The Jack's Fork - This river is gorgeous. I think it's still a little early for smallies, we caught two dinks and a handful of goggle eye. Seriously though, maybe one of the prettiest rivers I've ever been to.
The North Fork of the White. - This is another gorgeous river. No rainbows have been stocked here since the 60s. We caught about 15 cookie cutter 12-14 inch wild bows between the two of us. These fish pulled well above their weight class. Major take away from this one, next time, hire a guide with a drift boat. We rented a canoe and had to pass over a lot of choice water that we couldn't fish from the canoe but would've been able to really crush from a drift boat. Big stoneflies, prince nymphs, and hare's ears all worked here.
All in all it was great trip. We saw like 5 snakes, high centered the canoe on a rock, and Dan got bit by a dog, but it owner swam down stream and retrieved our missing ore (lost in the wreck) for us, so we couldn't be too mad about it.
Here are some pics



The Current River - This is a beautiful ozark spring creek that's really managed well. The first 3 miles caters to the bait chunkers and people fishing for food. It's a trout park with a hatchery on site that stocks daily based on the number of daily park tags that they sell. We avoided this section for the most part and focused our efforts on the 7 miles of blue ribbon section below the park. Blue ribbon in Missouri essentially is the same as a red zone in Oklahoma. 1 fish over 18, per day, flies and lures only. We fished the Tan Vat access on Friday and it was good to us. Caught several nice rainbows and one nice brown. Rainbows aren't stocked in the blue ribbon section, they either escape from the park or there is (reportedly) some natural reproduction. Generally speaking, if you tangle with a rainbow in this section, it's gonna pull pretty hard, and these fish were true to form. Browns are stocked once a year, and there must have been a stocking recently because Saturday we tore them up. Between the two of us, Dan and I must have hooked 50 browns (and 1 small rainbow) at a spot on the Baptist Camp access further downstream from Tan Vat. Most of these were stocker browns, but we caught a couple nice ones, and I hooked into something that felt like a sizeable fish. I set the hook into what I thought was a rock and then the rock took off for the bluff wall across from me. Unfortunately the hook came out as it sometimes does on a size 20 midge. Oh well, a fun time was had by all. Hot flies were stonefly nymphs, prince nymphs, pheasant tails, midges, even caught one on an egg. So pretty much anything you wanted to throw. We even fished a dry dropper rig, stimi up top and nymph below for a while. TA would have been proud.

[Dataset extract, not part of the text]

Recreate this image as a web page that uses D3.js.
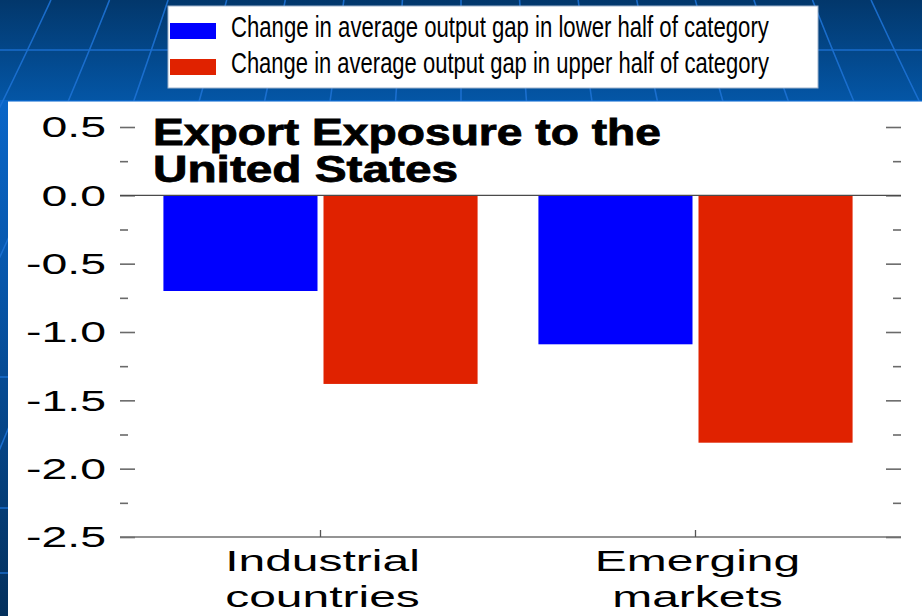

The Jack's Fork - This river is gorgeous. I think it's still a little early for smallies, we caught two dinks and a handful of goggle eye. Seriously though, maybe one of the prettiest rivers I've ever been to.
The North Fork of the White. - This is another gorgeous river. No rainbows have been stocked here since the 60s. We caught about 15 cookie cutter 12-14 inch wild bows between the two of us. These fish pulled well above their weight class. Major take away from this one, next time, hire a guide with a drift boat. We rented a canoe and had to pass over a lot of choice water that we couldn't fish from the canoe but would've been able to really crush from a drift boat. Big stoneflies, prince nymphs, and hare's ears all worked here.
All in all it was great trip. We saw like 5 snakes, high centered the canoe on a rock, and Dan got bit by a dog, but it owner swam down stream and retrieved our missing ore (lost in the wreck) for us, so we couldn't be too mad about it.